Meritano poi considerazioni specifiche i pagamenti per cessioni di beni e prestazioni di servizi effettuate dai privati nei confronti di enti pubblici. Nel primo trimestre 2015 lo stock dei debiti Pa ancora sospeso si è contratto, pur restando su livelli elevati. Secondo Cerved, se si considerano le sole fatture in scadenza nel primo trimestre (non includendo cioè quelle già scadute prima del 31 dicembre 2014), «la quota di mancati pagamenti risulta elevata: non è stato saldato il 57,9% di queste fatture, cui corrisponde uno scaduto pari al 59,6% dell’importo di queste fatture». E se nel settore della sanità i tempi di attesa per ricevere i pagamenti si riducono da 180 a 135 giorni medi, lievitano contemporaneamente i tempi di pagamento degli altri enti locali, in particolare dei Comuni (79 giorni).
Dell’intensificarsi di «segnali congiunturali favorevoli» ha parlato anche Banca d’Italia nel suo ultimo Bollettino economico, evidenziando tuttavia che «deve ancora consolidarsi il riavvio del ciclo economico». I conti nazionali sembrano confermare l’espansione dei consumi delle famiglie, l’accelerazione delle esportazioni e segnalano una lieve ripresa dell’accumulazione di capitale, in particolare per macchinari e mezzi di trasporto. Come documentato nello scorso numero di PRESS, l’andamento dell’attività industriale nel primo semestre del 2015 è ancora incerto, anche se all’orizzonte, in un panorama da troppo tempo a tinte fosche, fanno capolino alcuni raggi di luce.
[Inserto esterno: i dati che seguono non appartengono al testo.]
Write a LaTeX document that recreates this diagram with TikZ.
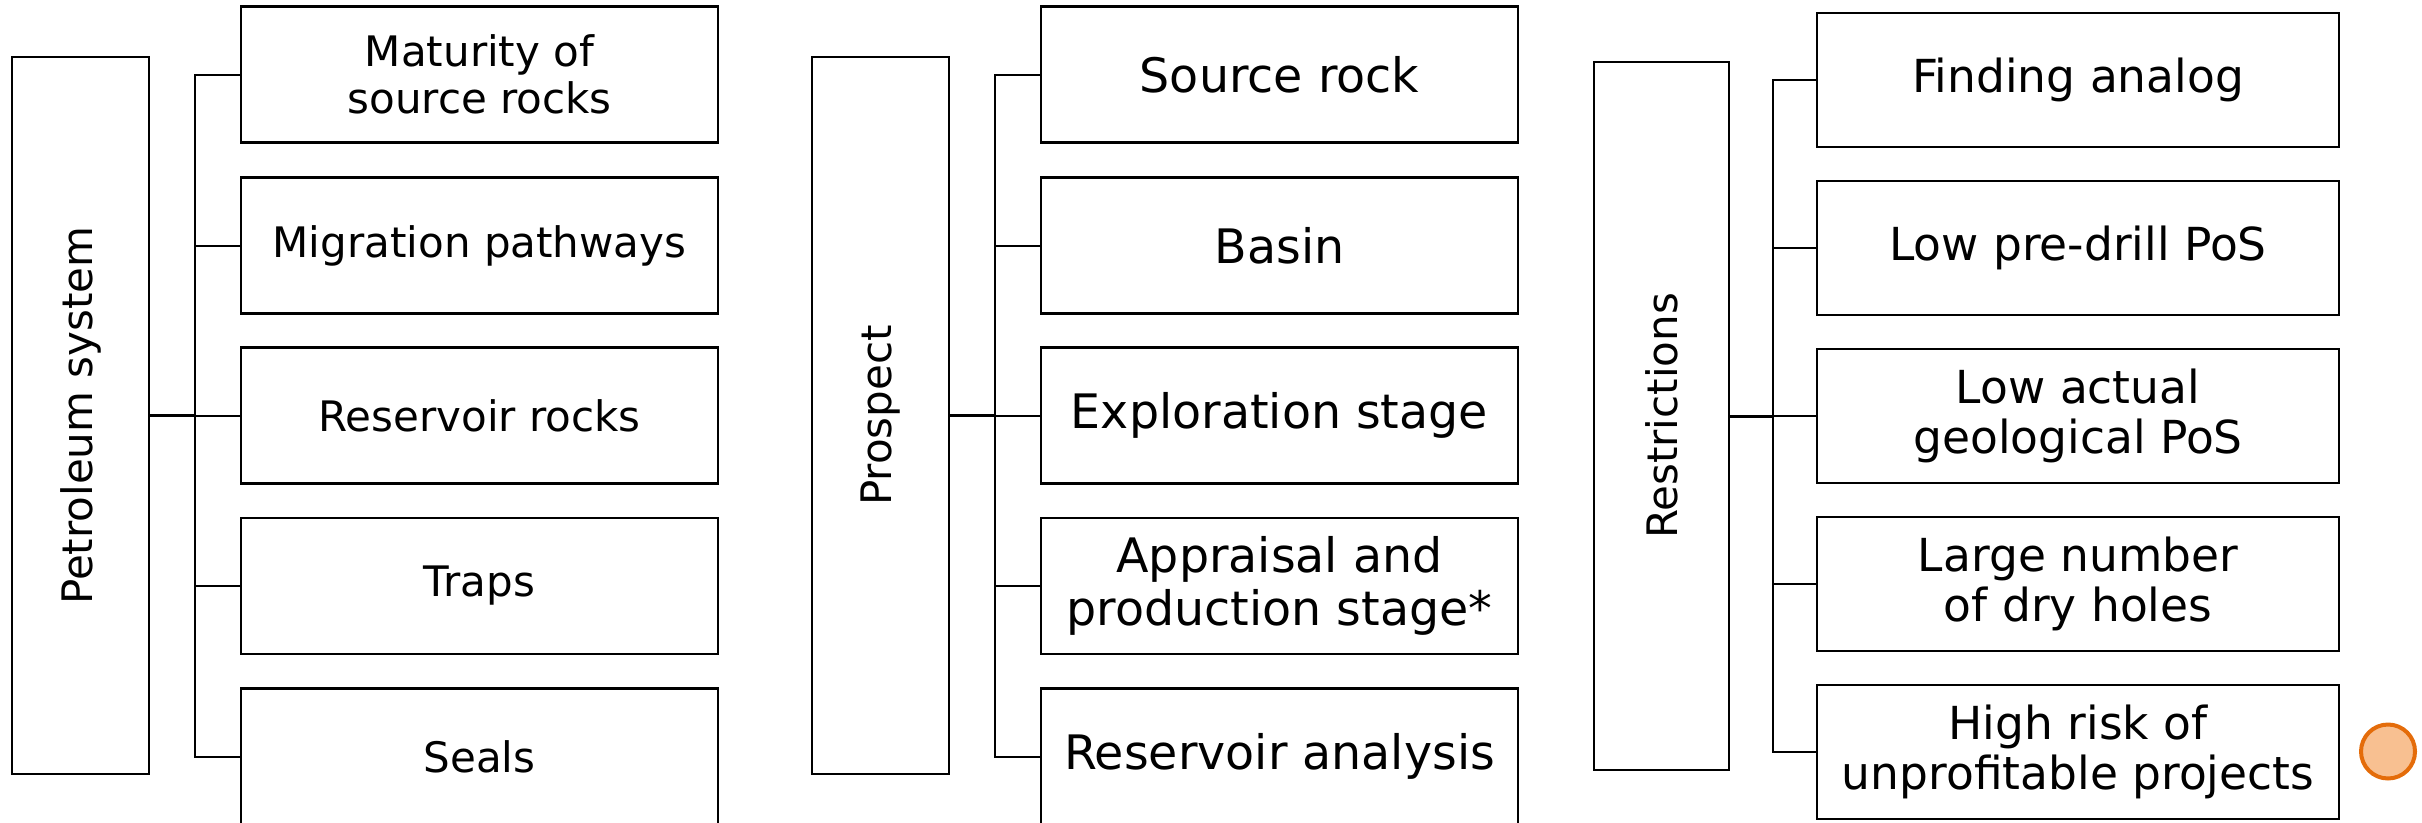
\documentclass[tikz,border=0pt]{standalone}
\usepackage{fontspec}
\setmainfont{DejaVu Sans}
\definecolor{dotfill}{HTML}{F8C091}
\definecolor{dotline}{HTML}{E46C0A}
\begin{document}
\begin{tikzpicture}[x=1pt,y=-1pt,
  box/.style={draw=black,line width=2.2pt,inner sep=0pt,align=center},
  mainbox/.style={box,minimum width=137pt,minimum height=717pt},
  leftchild/.style={box,minimum width=477pt,minimum height=136pt,font=\fontsize{42}{47}\selectfont},
  midchild/.style={box,minimum width=477pt,minimum height=136pt,font=\fontsize{47.5}{53}\selectfont},
  rightchild/.style={box,minimum width=522pt,minimum height=134pt,font=\fontsize{45.5}{50}\selectfont},
  vlabel/.style={rotate=90,font=\fontsize{42}{46}\selectfont},
  link/.style={line width=2pt},
  stem/.style={line width=3pt}]
\useasboundingbox (0,0) rectangle (2422,822);
% ---------- left panel ----------
\node[mainbox] (P) at (80.5,415.5) {};
\node[vlabel] (Plab) at (P.center) {Petroleum system};
\node[leftchild] (p1) at (479.5,74.5) {Maturity of\\source rocks};
\node[leftchild] (p2) at (479.5,245.5) {Migration pathways};
\node[leftchild] (p3) at (479.5,415.5) {Reservoir rocks};
\node[leftchild] (p4) at (479.5,586) {Traps};
\node[leftchild] (p5) at (479.5,756.5) {Seals};
\coordinate (busP) at (195,0);
\draw[link] (p1.west) -- (p1.west -| busP) -- (p5.west -| busP) -- (p5.west);
\foreach \i in {2,3,4} \draw[link] (p\i.west) -- (p\i.west -| busP);
\draw[stem] (P.east |- p3.west) -- (p3.west -| busP);
% ---------- middle panel ----------
\node[mainbox] (R) at (880.5,415.5) {};
\node[vlabel] (Rlab) at (R.center) {Prospect};
\node[midchild] (r1) at (1279.5,74.5) {Source rock};
\node[midchild] (r2) at (1279.5,245.5) {Basin};
\node[midchild] (r3) at (1279.5,415.5) {Exploration stage};
\node[midchild] (r4) at (1279.5,586) {Appraisal and\\production stage*};
\node[midchild] (r5) at (1279.5,756.5) {Reservoir analysis};
\coordinate (busR) at (995,0);
\draw[link] (r1.west) -- (r1.west -| busR) -- (r5.west -| busR) -- (r5.west);
\foreach \i in {2,3,4} \draw[link] (r\i.west) -- (r\i.west -| busR);
\draw[stem] (R.east |- r3.west) -- (r3.west -| busR);
% ---------- right panel ----------
\node[box,minimum width=135pt,minimum height=708pt] (S) at (1661.5,416) {};
\node[vlabel] (Slab) at (S.center) {Restrictions};
\node[rightchild] (s1) at (2078,80) {Finding analog};
\node[rightchild] (s2) at (2078,247.7) {Low pre-drill PoS};
\node[rightchild] (s3) at (2078,416) {Low actual\\geological PoS};
\node[rightchild] (s4) at (2078,583.8) {Large number\\of dry holes};
\node[rightchild] (s5) at (2078,752) {High risk of\\unprofitable projects};
\coordinate (busS) at (1773,0);
\draw[link] (s1.west) -- (s1.west -| busS) -- (s5.west -| busS) -- (s5.west);
\foreach \i in {2,3,4} \draw[link] (s\i.west) -- (s\i.west -| busS);
\draw[stem] (S.east |- s3.west) -- (s3.west -| busS);
% ---------- dot ----------
\node[circle,draw=dotline,fill=dotfill,line width=4pt,minimum size=54pt,inner sep=0pt] (dot) at (2388,751.5) {};
\end{tikzpicture}
\end{document}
Un quadro che trova riscontro pure nel rapporto mensile diffuso dall’ABI (Associazione Bancaria Italiana) per il mese di luglio 2015, da cui emerge che i finanziamenti alle imprese hanno segnato nei primi cinque mesi del 2015 un incremento di circa l’11,6% sul corrispondente periodo dell’anno precedente (gennaio-maggio 2014). Ben più rilevante il balzo dei mutui per gli acquisti di abitazioni, salito del 64,4% rispetto al 2014. «Questo di giugno 2015 per i prestiti bancari a famiglie e imprese è il miglior risultato da aprile 2012», ha commentato l’ABI. «Dalla fine del 2007 – prima dell’inizio della crisi – ad oggi, i prestiti all’economia sono passati da 1.673 a 1.833 miliardi di euro; quelli a famiglie e imprese da 1.279 a 1.415,5 miliardi di euro».
In tale ottica, proprio per favorire un più facile e migliore accesso al credito bancario (che rappresenta ancora di gran lunga la forma di finanziamento più utilizzata dalle imprese), è intervenuto il Governo con il decreto-legge n. 83/2015. Il provvedimento, oltre ad apportare alcune significative modifiche alla legge fallimentare, e in particolare all’istituto del concordato preventivo, reca una nuova disciplina fiscale per le svalutazioni e le perdite su crediti di banche e intermediari finanziari. Nello specifico, la deducibilità delle rettifiche sarà consentita in un unico esercizio (rispetto ai precedenti 5 anni), con effetti non solo ai fini delle imposte sui redditi, ma anche in tema di IRAP.
La novità, che è stata salutata con favore dal mondo bancario, si applicherà in caso di svalutazioni o perdite verso la clientela iscritte in bilancio a tale titolo, così come alle perdite realizzate mediante cessione a titolo oneroso. L’elevata percentuale dei crediti deteriorati (non performing loans) iscritti nei bilanci delle banche rappresenta ancora una delle principali ragioni per le quali il credito stenta a ripartire in maniera decisa, nonostante la continua immissione di nuova liquidità operata dalla BCE negli ultimi mesi. Al punto che è aperto su più tavoli politici e istituzionali il dibattito sulla creazione di una “bad bank” che consenta di ovviare a tale problematica.
Nel frattempo, i dati sull’andamento dell’economia mostrano barlumi di ripresa che fanno ben sperare, pur nella consapevolezza che la situazione resta ancora molto difficile alla luce di tutto il terreno perso in questi anni di crisi. Far ripartire il credito appare una delle priorità per ridare slancio a un’economia che si muove sì nel verso giusto, ma ancora troppo lentamente.